Alpha Go Zero is trained entirely through self-play and only uses 1 Convolutional Neural Network, different from the original Alpha Go which requires 2 Convolutional Neural Networks and borrows information from professional human play.
Alpha Go Zero takes the game board as raw input to the Convolutional Neural Network. The network then outputs a vector v and a scalar p. Monte Carlo Tree is then used to compute the Search Probability π, which is used to determine the move for the next stage of the game. In the end, a winner z is determined by the rule of the game and is used to train the model with reinforcement learning.
And by now we have just learned how Alpha Go Zero works!!! More importantly, we have stepped into the world of Artificial Intelligence.
Artificial Intelligence, The Present, and The Future
“Mark my words — A.I. is far more dangerous than nukes”
— Elon Musk, CEO of Tesla & Space X, Co-founder of OpenAI, and many more…

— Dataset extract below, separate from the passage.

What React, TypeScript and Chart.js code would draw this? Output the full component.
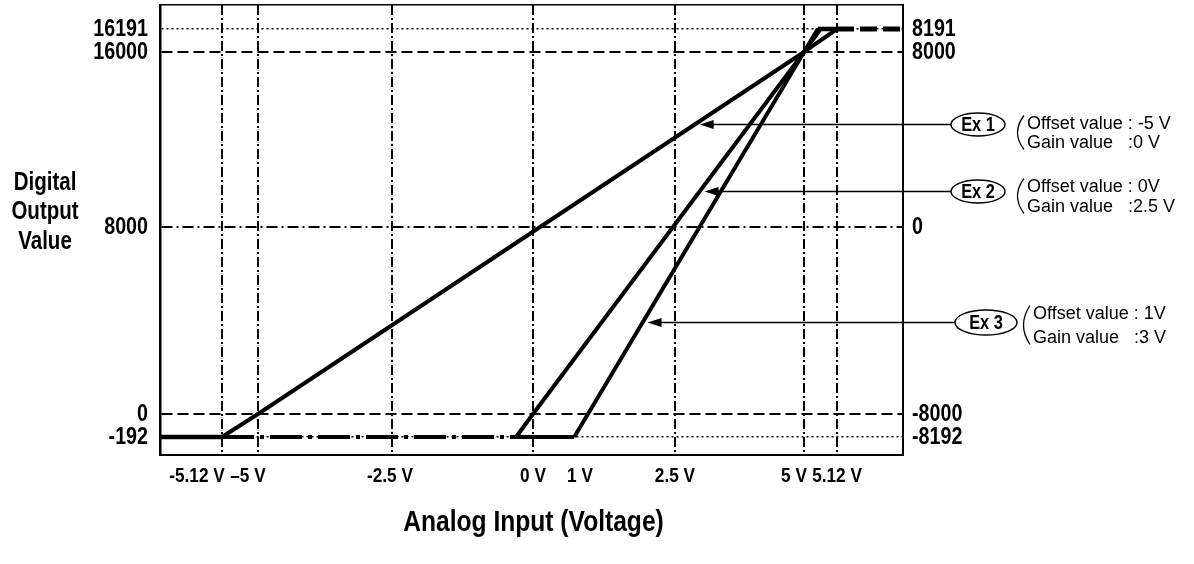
import React, { useEffect, useRef } from 'react';
import { Chart, LinearScale, registerables } from 'chart.js';

// ---------- data ----------
const X_TICKS = [-5.12, -5, -2.5, 0, 1, 2.5, 5, 5.12];
const X_LABELS = ['-5.12 V', '–5 V', '-2.5 V', '0 V', '1 V', '2.5 V', '5 V', '5.12 V'];
const Y_TICKS = [-192, 0, 8000, 16000, 16191];
const Y_LABELS_LEFT = ['-192', '0', '8000', '16000', '16191'];
const Y_LABELS_RIGHT = ['-8192', '-8000', '0', '8000', '8191'];

const FLOOR = -192;
const CEIL = 16191;

const EX1_V = [-5.12, -5, 5, 5.12];
const EX1_OUT = [-192, 0, 16000, 16191];
const EX2_V = [-0.3, 0, 5, 5.06];
const EX2_OUT = [-192, 0, 16000, 16191];
const EX3_V = [0.75, 1, 5, 5.05];
const EX3_OUT = [-192, 0, 16000, 16191];

const X_MIN = -6.8;
const X_MAX = 6.8;
const Y_MIN = -350;
const Y_MAX = 16390;

const LOW_SOLID_V = [X_MIN, -5.12];
const LOW_DASHDOT_V = [-5.12, -0.3];
const LOW_SOLID2_V = [-0.3, 0.75];
const HIGH_SOLID_V = [5.05, 5.12];
const HIGH_DASH_V = [5.12, X_MAX];

const CALLOUT_NAMES = ['Ex 1', 'Ex 2', 'Ex 3'];
const CALLOUT_OFFSET = ['Offset value : -5 V', 'Offset value : 0V', 'Offset value : 1V'];
const CALLOUT_GAIN = ['Gain value   :0 V', 'Gain value   :2.5 V', 'Gain value   :3 V'];
const CALLOUT_LEVEL = [12700, 9650, 3950];

const Y_TITLE = ['Digital', 'Output', 'Value'];
const X_TITLE = 'Analog Input (Voltage)';

// ---------- schematic (non-uniform) axis layout ----------
const X_AXIS_STOPS = [X_MIN, -5.12, -5, -2.5, 0, 1, 2.5, 5, 5.12, X_MAX];
const X_AXIS_FRACS = [0, 0.0834, 0.1319, 0.3122, 0.502, 0.576, 0.6931, 0.8668, 0.9112, 1];
const Y_AXIS_STOPS = [Y_MIN, -192, 0, 8000, 16000, 16191, Y_MAX];
const Y_AXIS_FRACS = [0, 0.04, 0.0911, 0.5067, 0.8956, 0.9467, 1];

const SCALE_MAPS: Record<string, { stops: number[]; fracs: number[] }> = {
  volts: { stops: X_AXIS_STOPS, fracs: X_AXIS_FRACS },
  counts: { stops: Y_AXIS_STOPS, fracs: Y_AXIS_FRACS },
};

// label nudges (px to the left) for crowded x tick labels
const X_LABEL_SHIFT = [25, 10, 2, 0, 8, 0, 10, 0];

const NARROW_X = 0.82; // horizontal squeeze to mimic a condensed face
const BOLD = '"Liberation Sans", Arial, sans-serif';
const SANS = '"Liberation Sans", Arial, sans-serif';

function interp(v: number, xs: number[], ys: number[]) {
  const n = xs.length;
  let i = 1;
  while (i < n - 1 && v > xs[i]) i++;
  const t = (v - xs[i - 1]) / (xs[i] - xs[i - 1]);
  return ys[i - 1] + t * (ys[i] - ys[i - 1]);
}

class SchematicScale extends LinearScale {
  static id = 'schematic';
  static defaults = {};
  getPixelForValue(value: any) {
    if (value === null || value === undefined || isNaN(value)) return NaN;
    const m = SCALE_MAPS[(this.options as any).stopsKey];
    return this.getPixelForDecimal(interp(+value, m.stops, m.fracs));
  }
  getValueForPixel(pixel: number) {
    const m = SCALE_MAPS[(this.options as any).stopsKey];
    return interp(this.getDecimalForPixel(pixel), m.fracs, m.stops);
  }
  drawLabels(chartArea: any) {
    const opts: any = this.options;
    if (!opts.ticks.display) return;
    const ctx: CanvasRenderingContext2D = (this as any).ctx;
    const items: any[] = (this as any).getLabelItems(chartArea);
    const horizontal = this.isHorizontal();
    items.forEach((item, idx) => {
      const o = item.options;
      const shift = horizontal ? X_LABEL_SHIFT[idx] || 0 : 0;
      ctx.save();
      ctx.translate(o.translation[0] - shift, o.translation[1]);
      ctx.scale(NARROW_X, 1);
      ctx.font = item.font.string;
      ctx.fillStyle = o.color;
      ctx.textAlign = o.textAlign;
      ctx.textBaseline = o.textBaseline;
      ctx.fillText(String(item.label), 0, item.textOffset);
      ctx.restore();
    });
  }
}

Chart.register(...registerables, SchematicScale as any);

const CALLOUT_STYLE = [
  { cx: 978, rx: 27, ry: 11.5, textX: 1027, dy1: 0, dy2: 19 },
  { cx: 978, rx: 27, ry: 11.5, textX: 1027, dy1: -4, dy2: 16 },
  { cx: 986, rx: 31, ry: 12.5, textX: 1033, dy1: -8, dy2: 16 },
];

const pts = (xs: number[], ys: number[]) => xs.map((x, i) => ({ x, y: ys[i] }));
const flat = (xs: number[], y: number) => xs.map((x) => ({ x, y }));

function narrowText(ctx: CanvasRenderingContext2D, text: string, x: number, y: number, font: string) {
  ctx.save();
  ctx.translate(x, y);
  ctx.scale(NARROW_X, 1);
  ctx.font = font;
  ctx.fillStyle = '#000';
  ctx.textAlign = 'center';
  ctx.textBaseline = 'middle';
  ctx.fillText(text, 0, 0);
  ctx.restore();
}

const calloutPlugin = {
  id: 'callouts',
  afterDatasetsDraw(chart: any) {
    const ctx: CanvasRenderingContext2D = chart.ctx;
    const yScale = chart.scales.y;
    CALLOUT_LEVEL.forEach((level, i) => {
      const py = Math.round(yScale.getPixelForValue(level)) + 0.5;
      const els = chart.getDatasetMeta(i).data;
      let lx = NaN;
      for (let k = 1; k < els.length; k++) {
        const a = els[k - 1];
        const b = els[k];
        if ((a.y - py) * (b.y - py) <= 0 && a.y !== b.y) {
          lx = a.x + ((py - a.y) * (b.x - a.x)) / (b.y - a.y);
          break;
        }
      }
      const tip = lx + 5;
      const st = CALLOUT_STYLE[i];
      ctx.save();
      ctx.strokeStyle = '#000';
      ctx.fillStyle = '#000';
      ctx.lineWidth = 1.5;
      ctx.beginPath();
      ctx.moveTo(st.cx - st.rx, py);
      ctx.lineTo(tip + 10, py);
      ctx.stroke();
      ctx.beginPath();
      ctx.moveTo(tip, py);
      ctx.lineTo(tip + 14, py - 4.5);
      ctx.lineTo(tip + 14, py + 4.5);
      ctx.closePath();
      ctx.fill();
      ctx.beginPath();
      ctx.ellipse(st.cx, py, st.rx, st.ry, 0, 0, Math.PI * 2);
      ctx.fillStyle = '#fff';
      ctx.fill();
      ctx.stroke();
      narrowText(ctx, CALLOUT_NAMES[i], st.cx, py + 1, `bold 20px ${BOLD}`);
      // bracket
      const top = py + st.dy1 - 9;
      const bot = py + st.dy2 + 6;
      ctx.lineWidth = 1.3;
      ctx.beginPath();
      ctx.moveTo(st.textX - 3, top);
      ctx.quadraticCurveTo(st.textX - 16, (top + bot) / 2, st.textX - 3, bot);
      ctx.stroke();
      ctx.fillStyle = '#000';
      ctx.font = `18px ${SANS}`;
      ctx.textAlign = 'left';
      ctx.textBaseline = 'middle';
      ctx.fillText(CALLOUT_OFFSET[i], st.textX, py + st.dy1);
      ctx.fillText(CALLOUT_GAIN[i], st.textX, py + st.dy2);
      ctx.restore();
    });
  },
};

const titlesPlugin = {
  id: 'titles',
  afterDraw(chart: any) {
    const ctx: CanvasRenderingContext2D = chart.ctx;
    Y_TITLE.forEach((t, i) => narrowText(ctx, t, 45, 183 + i * 29.5, `bold 25px ${BOLD}`));
    const area = chart.chartArea;
    narrowText(ctx, X_TITLE, (area.left + area.right) / 2 + 2, 523, `bold 30px ${BOLD}`);
  },
};

const yDash = (v: number) => {
  if (v === -192 || v === 16191) return [2, 3];
  if (v === 8000) return [11, 4, 2, 4];
  return [11, 5];
};

export default function App() {
  const ref = useRef<HTMLCanvasElement>(null);
  useEffect(() => {
    if (!ref.current) return;
    const line = (data: any[], width: number, dash: number[] = []) => ({
      data,
      borderColor: '#000',
      borderWidth: width,
      borderDash: dash,
      pointRadius: 0,
      tension: 0,
      fill: false,
      borderCapStyle: 'butt',
      borderJoinStyle: 'round',
      xAxisID: 'x',
      yAxisID: 'y',
    });
    const chart = new Chart(ref.current, {
      type: 'line',
      data: {
        datasets: [
          line(pts(EX1_V, EX1_OUT), 4),
          line(pts(EX2_V, EX2_OUT), 4),
          line(pts(EX3_V, EX3_OUT), 4),
          line(flat(LOW_SOLID_V, FLOOR), 4.5),
          line(flat(LOW_DASHDOT_V, FLOOR), 4, [32, 6, 4, 6]),
          line(flat(LOW_SOLID2_V, FLOOR), 4),
          line(flat(HIGH_SOLID_V, CEIL), 4.5),
          line(flat(HIGH_DASH_V, CEIL), 5, [17, 6]),
        ] as any,
      },
      options: {
        animation: false,
        responsive: false,
        devicePixelRatio: 1,
        events: [],
        layout: { padding: { top: 5, left: 0, right: 0, bottom: 0 } },
        plugins: { legend: { display: false }, tooltip: { enabled: false }, title: { display: false } },
        scales: {
          x: {
            type: 'schematic' as any,
            stopsKey: 'volts',
            position: 'bottom',
            min: X_MIN,
            max: X_MAX,
            bounds: 'data',
            afterBuildTicks: (s: any) => {
              s.ticks = X_TICKS.map((value) => ({ value }));
            },
            afterFit: (s: any) => {
              s.height = 109;
              s.paddingLeft = 0;
              s.paddingRight = 0;
            },
            ticks: {
              autoSkip: false,
              maxRotation: 0,
              minRotation: 0,
              padding: 9,
              color: '#000',
              font: { family: BOLD, size: 21, weight: 'bold' },
              callback: (v: any) => {
                const i = X_TICKS.indexOf(+v);
                return i >= 0 ? X_LABELS[i] : '';
              },
            },
            grid: {
              drawTicks: false,
              color: '#000',
              lineWidth: (c: any) => (c.tick && c.tick.value === 1 ? 0 : 2),
            },
            border: {
              display: true,
              color: '#000',
              width: 2,
              dash: (c: any) => (c.tick ? [10, 3, 2, 3] : []),
            },
          } as any,
          x2: {
            type: 'linear',
            position: 'top',
            min: 0,
            max: 1,
            ticks: { display: false },
            grid: { display: false, drawTicks: false },
            border: { display: true, color: '#000', width: 1.5 },
            afterFit: (s: any) => {
              s.height = 0;
              s.paddingLeft = 0;
              s.paddingRight = 0;
            },
          } as any,
          y: {
            type: 'schematic' as any,
            stopsKey: 'counts',
            position: 'left',
            min: Y_MIN,
            max: Y_MAX,
            bounds: 'data',
            afterBuildTicks: (s: any) => {
              s.ticks = Y_TICKS.map((value) => ({ value }));
            },
            afterFit: (s: any) => {
              s.width = 160;
              s.paddingTop = 0;
              s.paddingBottom = 0;
            },
            ticks: {
              autoSkip: false,
              padding: 12,
              color: '#000',
              font: { family: BOLD, size: 24, weight: 'bold' },
              callback: (v: any) => {
                const i = Y_TICKS.indexOf(+v);
                return i >= 0 ? Y_LABELS_LEFT[i] : '';
              },
            },
            grid: {
              drawTicks: false,
              color: '#000',
              lineWidth: (c: any) => (c.tick && (c.tick.value === -192 || c.tick.value === 16191) ? 1.5 : 2),
            },
            border: {
              display: true,
              color: '#000',
              width: 2.5,
              dash: (c: any) => (c.tick ? yDash(c.tick.value) : []),
            },
          } as any,
          yR: {
            type: 'schematic' as any,
            stopsKey: 'counts',
            position: 'right',
            min: Y_MIN,
            max: Y_MAX,
            bounds: 'data',
            afterBuildTicks: (s: any) => {
              s.ticks = Y_TICKS.map((value) => ({ value }));
            },
            afterFit: (s: any) => {
              s.width = 291;
              s.paddingTop = 0;
              s.paddingBottom = 0;
            },
            ticks: {
              autoSkip: false,
              padding: 9,
              color: '#000',
              font: { family: BOLD, size: 24, weight: 'bold' },
              callback: (v: any) => {
                const i = Y_TICKS.indexOf(+v);
                return i >= 0 ? Y_LABELS_RIGHT[i] : '';
              },
            },
            grid: { display: false, drawTicks: false },
            border: { display: true, color: '#000', width: 2 },
          } as any,
        },
      },
      plugins: [calloutPlugin, titlesPlugin],
    } as any);
    return () => chart.destroy();
  }, []);
  return (
    <div style={{ position: 'absolute', left: 0, top: 0, width: 1194, height: 564, background: '#fff' }}>
      <canvas ref={ref} width={1194} height={564} style={{ display: 'block' }} />
    </div>
  );
}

Our research in Artificial Intelligence is in an interesting state. Before Machine Learning all the AI are hard-coded to behave the way we expect them to. Machine Learning allows the AI to improve themself independently and sometimes yields unexpected behaviors. Researchers have observed gradually increasing intelligent behaviors in AI Agents by putting them into environments and reward them with certain rules. This can be fascinating while scary to think about.
Researches inside game environments are like math and physics. By itself, such research may be only curious to know about and fun to try out, but lacks any solid values. However, they will provide a necessary foundation for other, more applied science and engineering. The future is in the hands of you and I, together we will make tomorrow a better place.